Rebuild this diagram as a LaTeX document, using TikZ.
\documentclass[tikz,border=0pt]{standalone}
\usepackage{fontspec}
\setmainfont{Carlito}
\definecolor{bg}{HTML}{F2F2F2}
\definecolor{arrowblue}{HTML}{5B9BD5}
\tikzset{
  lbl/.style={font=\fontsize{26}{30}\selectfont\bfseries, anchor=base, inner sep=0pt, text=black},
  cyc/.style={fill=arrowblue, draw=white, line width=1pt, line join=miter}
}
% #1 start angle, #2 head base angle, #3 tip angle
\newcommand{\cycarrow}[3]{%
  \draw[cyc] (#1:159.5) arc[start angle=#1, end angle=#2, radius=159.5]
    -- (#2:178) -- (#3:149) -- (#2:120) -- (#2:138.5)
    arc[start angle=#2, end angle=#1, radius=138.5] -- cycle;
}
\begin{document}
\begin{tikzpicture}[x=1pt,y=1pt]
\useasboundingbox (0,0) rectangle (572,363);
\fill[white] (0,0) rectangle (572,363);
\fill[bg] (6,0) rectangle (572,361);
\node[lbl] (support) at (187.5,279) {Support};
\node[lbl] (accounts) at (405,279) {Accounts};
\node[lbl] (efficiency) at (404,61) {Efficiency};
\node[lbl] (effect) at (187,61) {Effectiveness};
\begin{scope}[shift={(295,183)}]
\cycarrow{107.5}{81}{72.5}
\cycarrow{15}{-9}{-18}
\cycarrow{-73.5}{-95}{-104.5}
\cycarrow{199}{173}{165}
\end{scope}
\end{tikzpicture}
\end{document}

» Directions
Return the whole listing exactly.

» Solution
Rebuild this diagram as a LaTeX document, using TikZ.
\documentclass[tikz,border=0pt]{standalone}
\usepackage{fontspec}
\setmainfont{Carlito}
\definecolor{bg}{HTML}{F2F2F2}
\definecolor{arrowblue}{HTML}{5B9BD5}
\tikzset{
  lbl/.style={font=\fontsize{26}{30}\selectfont\bfseries, anchor=base, inner sep=0pt, text=black},
  cyc/.style={fill=arrowblue, draw=white, line width=1pt, line join=miter}
}
% #1 start angle, #2 head base angle, #3 tip angle
\newcommand{\cycarrow}[3]{%
  \draw[cyc] (#1:159.5) arc[start angle=#1, end angle=#2, radius=159.5]
    -- (#2:178) -- (#3:149) -- (#2:120) -- (#2:138.5)
    arc[start angle=#2, end angle=#1, radius=138.5] -- cycle;
}
\begin{document}
\begin{tikzpicture}[x=1pt,y=1pt]
\useasboundingbox (0,0) rectangle (572,363);
\fill[white] (0,0) rectangle (572,363);
\fill[bg] (6,0) rectangle (572,361);
\node[lbl] (support) at (187.5,279) {Support};
\node[lbl] (accounts) at (405,279) {Accounts};
\node[lbl] (efficiency) at (404,61) {Efficiency};
\node[lbl] (effect) at (187,61) {Effectiveness};
\begin{scope}[shift={(295,183)}]
\cycarrow{107.5}{81}{72.5}
\cycarrow{15}{-9}{-18}
\cycarrow{-73.5}{-95}{-104.5}
\cycarrow{199}{173}{165}
\end{scope}
\end{tikzpicture}
\end{document}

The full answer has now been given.